• YOUR OBJECTIVE
Write the data below out exactly as it stands. Do not include the pictures.

• MATERIAL
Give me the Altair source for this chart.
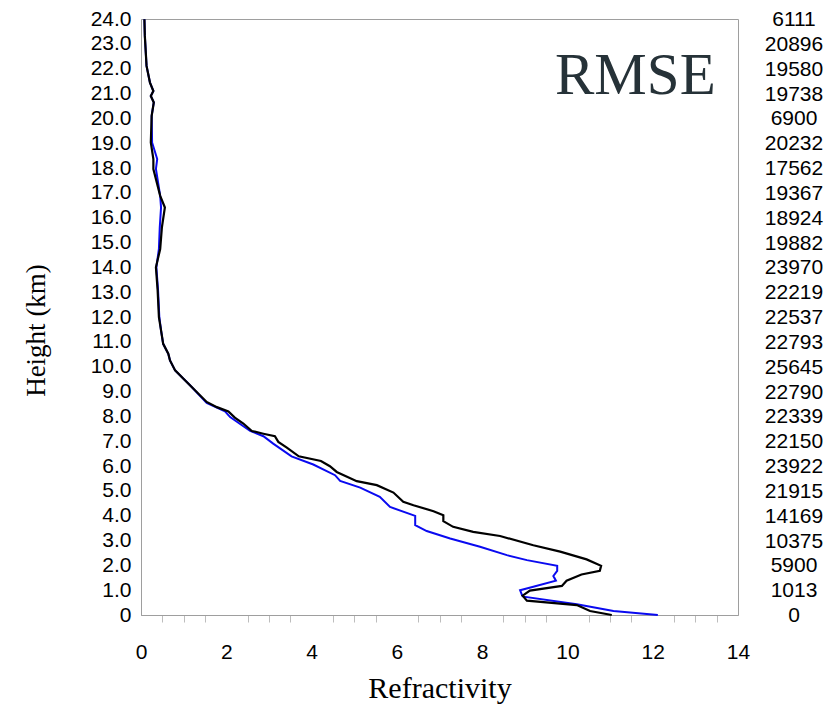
import altair as alt
import pandas as pd

# Black series (height km, refractivity RMSE)
black_height = [0.00, 0.16, 0.40, 0.58, 0.78, 0.98, 1.17, 1.38, 1.63, 1.78, 1.98, 2.24, 2.55, 2.81,
                3.18, 3.35, 3.55, 3.78, 4.02, 4.18, 4.42, 4.56, 4.93, 5.23, 5.39, 5.76, 5.99, 6.20,
                6.39, 6.74, 6.97, 7.20, 7.30, 7.41, 7.71, 7.95, 8.20, 8.37, 8.58, 9.11, 9.52, 9.85,
                10.25, 10.52, 10.92, 11.46, 11.99, 13.07, 14.00, 14.74, 15.61, 16.41, 16.88, 17.42,
                17.96, 18.36, 19.03, 20.10, 20.64, 20.90, 21.10, 21.44, 22.11, 23.32, 23.99]
black_value = [11.04, 10.53, 10.22, 9.05, 8.95, 9.12, 9.87, 9.98, 10.33, 10.76, 10.79, 10.45, 9.83, 9.20,
               8.42, 7.79, 7.32, 7.09, 7.09, 6.86, 6.39, 6.15, 5.92, 5.53, 5.06, 4.59, 4.43, 4.22,
               3.70, 3.42, 3.22, 3.14, 2.87, 2.60, 2.40, 2.20, 2.05, 1.78, 1.54, 1.23, 0.99, 0.80,
               0.68, 0.64, 0.52, 0.47, 0.42, 0.39, 0.35, 0.45, 0.49, 0.56, 0.45, 0.37,
               0.29, 0.29, 0.23, 0.25, 0.30, 0.23, 0.29, 0.21, 0.13, 0.09, 0.08]

# Blue series
blue_height = [0.00, 0.16, 0.43, 0.74, 0.78, 1.00, 1.14, 1.38, 1.57, 1.78, 1.98, 2.21, 2.41, 2.75,
               3.08, 3.38, 3.62, 3.99, 4.35, 4.76, 5.13, 5.40, 5.63, 6.06, 6.39, 6.90, 7.20, 7.41,
               7.97, 8.20, 8.54, 9.25, 9.85, 10.25, 10.52, 10.92, 11.46, 11.99, 13.07, 14.00, 14.74,
               15.61, 16.41, 16.88, 17.42, 17.96, 18.36, 19.03, 20.10, 20.64, 20.90, 21.10, 21.44,
               22.11, 23.32, 23.99]
blue_value = [12.12, 11.08, 10.22, 8.97, 8.94, 8.89, 9.20, 9.73, 9.67, 9.76, 9.76, 9.05, 8.58, 7.95,
              7.25, 6.70, 6.43, 6.43, 5.84, 5.60, 5.14, 4.67, 4.55, 4.04, 3.53, 3.10, 2.87, 2.56,
              2.09, 1.97, 1.54, 1.15, 0.80, 0.68, 0.64, 0.52, 0.47, 0.43, 0.40, 0.36, 0.42,
              0.44, 0.47, 0.45, 0.40, 0.35, 0.38, 0.26, 0.25, 0.30, 0.23, 0.29, 0.21,
              0.13, 0.09, 0.08]

# Number of observations per level (right-hand labels)
level_height = list(range(0, 25))
level_count = [0, 1013, 5900, 10375, 14169, 21915, 23922, 22150, 22339, 22790, 25645, 22793, 22537,
               22219, 23970, 19882, 18924, 19367, 17562, 20232, 6900, 19738, 19580, 20896, 6111]

x_ticks = [i * 0.5 for i in range(0, 29)]
y_ticks = list(range(0, 25))

black_df = pd.DataFrame({"height": black_height, "value": black_value})
blue_df = pd.DataFrame({"height": blue_height, "value": blue_value})
count_df = pd.DataFrame({"height": level_height, "count": [str(c) for c in level_count]})
title_df = pd.DataFrame({"label": ["RMSE"]})

GRAY = "#9e9e9e"

x_scale = alt.Scale(domain=[0, 14], nice=False, zero=False)
y_scale = alt.Scale(domain=[0, 24], nice=False, zero=False)

x_axis = alt.Axis(
    title="Refractivity",
    values=x_ticks,
    labelExpr="datum.value % 2 === 0 ? format(datum.value, 'd') : ''",
    tickOpacity={"condition": {"test": "datum.value % 2 === 0", "value": 0}, "value": 1},
    tickColor="#bdbdbd",
    tickSize=7,
    grid=False,
    domainColor=GRAY,
    labelFont="Liberation Sans",
    labelFontSize=21,
    labelColor="black",
    labelPadding=19,
    labelOverlap=False,
    labelFlush=False,
    titleFont="Liberation Serif",
    titleFontSize=30,
    titleFontWeight="normal",
    titleColor="black",
    titlePadding=11,
)

y_axis = alt.Axis(
    title="Height (km)",
    values=y_ticks,
    labelExpr="datum.value === 0 ? '0\u00a0\u00a0' : format(datum.value, '.1f')",
    ticks=False,
    grid=False,
    domainColor=GRAY,
    labelFont="Liberation Sans",
    labelFontSize=21,
    labelColor="black",
    labelPadding=10,
    labelOverlap=False,
    labelFlush=False,
    labelBound=False,
    labelBaseline="middle",
    titleFont="Liberation Serif",
    titleFontSize=27,
    titleFontWeight="normal",
    titleColor="black",
    titlePadding=40,
    titleY=311,
)

blue_line = alt.Chart(blue_df).mark_line(color="#0a0af0", strokeWidth=2).encode(
    x=alt.X("value:Q", scale=x_scale, axis=x_axis),
    y=alt.Y("height:Q", scale=y_scale, axis=y_axis),
    order="height:Q",
)

black_line = alt.Chart(black_df).mark_line(color="black", strokeWidth=2.2).encode(
    x=alt.X("value:Q", scale=x_scale, axis=x_axis),
    y=alt.Y("height:Q", scale=y_scale, axis=y_axis),
    order="height:Q",
)

counts = alt.Chart(count_df).mark_text(
    font="Liberation Sans", fontSize=21, color="black", align="center", baseline="middle",
    clip=False, dy=1
).encode(
    x=alt.value(653),
    y=alt.Y("height:Q", scale=y_scale, axis=y_axis),
    text="count:N",
)

rmse = alt.Chart(title_df).mark_text(
    font="Liberation Serif", fontSize=59, color="#263238", align="left", baseline="alphabetic"
).encode(
    x=alt.value(414),
    y=alt.value(75),
    text="label:N",
)

chart = alt.layer(blue_line, black_line, counts, rmse).properties(
    width=597,
    height=596,
    autosize=alt.AutoSizeParams(type="none"),
    padding={"left": 133, "top": 11, "right": 90, "bottom": 90},
).configure_view(stroke=GRAY, strokeWidth=1)

chart.save("out.html", embed_options={"renderer": "svg", "actions": False})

• RESPONSE TO THIS EXERCISE
Give me the Altair source for this chart.
import altair as alt
import pandas as pd

# Black series (height km, refractivity RMSE)
black_height = [0.00, 0.16, 0.40, 0.58, 0.78, 0.98, 1.17, 1.38, 1.63, 1.78, 1.98, 2.24, 2.55, 2.81,
                3.18, 3.35, 3.55, 3.78, 4.02, 4.18, 4.42, 4.56, 4.93, 5.23, 5.39, 5.76, 5.99, 6.20,
                6.39, 6.74, 6.97, 7.20, 7.30, 7.41, 7.71, 7.95, 8.20, 8.37, 8.58, 9.11, 9.52, 9.85,
                10.25, 10.52, 10.92, 11.46, 11.99, 13.07, 14.00, 14.74, 15.61, 16.41, 16.88, 17.42,
                17.96, 18.36, 19.03, 20.10, 20.64, 20.90, 21.10, 21.44, 22.11, 23.32, 23.99]
black_value = [11.04, 10.53, 10.22, 9.05, 8.95, 9.12, 9.87, 9.98, 10.33, 10.76, 10.79, 10.45, 9.83, 9.20,
               8.42, 7.79, 7.32, 7.09, 7.09, 6.86, 6.39, 6.15, 5.92, 5.53, 5.06, 4.59, 4.43, 4.22,
               3.70, 3.42, 3.22, 3.14, 2.87, 2.60, 2.40, 2.20, 2.05, 1.78, 1.54, 1.23, 0.99, 0.80,
               0.68, 0.64, 0.52, 0.47, 0.42, 0.39, 0.35, 0.45, 0.49, 0.56, 0.45, 0.37,
               0.29, 0.29, 0.23, 0.25, 0.30, 0.23, 0.29, 0.21, 0.13, 0.09, 0.08]

# Blue series
blue_height = [0.00, 0.16, 0.43, 0.74, 0.78, 1.00, 1.14, 1.38, 1.57, 1.78, 1.98, 2.21, 2.41, 2.75,
               3.08, 3.38, 3.62, 3.99, 4.35, 4.76, 5.13, 5.40, 5.63, 6.06, 6.39, 6.90, 7.20, 7.41,
               7.97, 8.20, 8.54, 9.25, 9.85, 10.25, 10.52, 10.92, 11.46, 11.99, 13.07, 14.00, 14.74,
               15.61, 16.41, 16.88, 17.42, 17.96, 18.36, 19.03, 20.10, 20.64, 20.90, 21.10, 21.44,
               22.11, 23.32, 23.99]
blue_value = [12.12, 11.08, 10.22, 8.97, 8.94, 8.89, 9.20, 9.73, 9.67, 9.76, 9.76, 9.05, 8.58, 7.95,
              7.25, 6.70, 6.43, 6.43, 5.84, 5.60, 5.14, 4.67, 4.55, 4.04, 3.53, 3.10, 2.87, 2.56,
              2.09, 1.97, 1.54, 1.15, 0.80, 0.68, 0.64, 0.52, 0.47, 0.43, 0.40, 0.36, 0.42,
              0.44, 0.47, 0.45, 0.40, 0.35, 0.38, 0.26, 0.25, 0.30, 0.23, 0.29, 0.21,
              0.13, 0.09, 0.08]

# Number of observations per level (right-hand labels)
level_height = list(range(0, 25))
level_count = [0, 1013, 5900, 10375, 14169, 21915, 23922, 22150, 22339, 22790, 25645, 22793, 22537,
               22219, 23970, 19882, 18924, 19367, 17562, 20232, 6900, 19738, 19580, 20896, 6111]

x_ticks = [i * 0.5 for i in range(0, 29)]
y_ticks = list(range(0, 25))

black_df = pd.DataFrame({"height": black_height, "value": black_value})
blue_df = pd.DataFrame({"height": blue_height, "value": blue_value})
count_df = pd.DataFrame({"height": level_height, "count": [str(c) for c in level_count]})
title_df = pd.DataFrame({"label": ["RMSE"]})

GRAY = "#9e9e9e"

x_scale = alt.Scale(domain=[0, 14], nice=False, zero=False)
y_scale = alt.Scale(domain=[0, 24], nice=False, zero=False)

x_axis = alt.Axis(
    title="Refractivity",
    values=x_ticks,
    labelExpr="datum.value % 2 === 0 ? format(datum.value, 'd') : ''",
    tickOpacity={"condition": {"test": "datum.value % 2 === 0", "value": 0}, "value": 1},
    tickColor="#bdbdbd",
    tickSize=7,
    grid=False,
    domainColor=GRAY,
    labelFont="Liberation Sans",
    labelFontSize=21,
    labelColor="black",
    labelPadding=19,
    labelOverlap=False,
    labelFlush=False,
    titleFont="Liberation Serif",
    titleFontSize=30,
    titleFontWeight="normal",
    titleColor="black",
    titlePadding=11,
)

y_axis = alt.Axis(
    title="Height (km)",
    values=y_ticks,
    labelExpr="datum.value === 0 ? '0\u00a0\u00a0' : format(datum.value, '.1f')",
    ticks=False,
    grid=False,
    domainColor=GRAY,
    labelFont="Liberation Sans",
    labelFontSize=21,
    labelColor="black",
    labelPadding=10,
    labelOverlap=False,
    labelFlush=False,
    labelBound=False,
    labelBaseline="middle",
    titleFont="Liberation Serif",
    titleFontSize=27,
    titleFontWeight="normal",
    titleColor="black",
    titlePadding=40,
    titleY=311,
)

blue_line = alt.Chart(blue_df).mark_line(color="#0a0af0", strokeWidth=2).encode(
    x=alt.X("value:Q", scale=x_scale, axis=x_axis),
    y=alt.Y("height:Q", scale=y_scale, axis=y_axis),
    order="height:Q",
)

black_line = alt.Chart(black_df).mark_line(color="black", strokeWidth=2.2).encode(
    x=alt.X("value:Q", scale=x_scale, axis=x_axis),
    y=alt.Y("height:Q", scale=y_scale, axis=y_axis),
    order="height:Q",
)

counts = alt.Chart(count_df).mark_text(
    font="Liberation Sans", fontSize=21, color="black", align="center", baseline="middle",
    clip=False, dy=1
).encode(
    x=alt.value(653),
    y=alt.Y("height:Q", scale=y_scale, axis=y_axis),
    text="count:N",
)

rmse = alt.Chart(title_df).mark_text(
    font="Liberation Serif", fontSize=59, color="#263238", align="left", baseline="alphabetic"
).encode(
    x=alt.value(414),
    y=alt.value(75),
    text="label:N",
)

chart = alt.layer(blue_line, black_line, counts, rmse).properties(
    width=597,
    height=596,
    autosize=alt.AutoSizeParams(type="none"),
    padding={"left": 133, "top": 11, "right": 90, "bottom": 90},
).configure_view(stroke=GRAY, strokeWidth=1)

chart.save("out.html", embed_options={"renderer": "svg", "actions": False})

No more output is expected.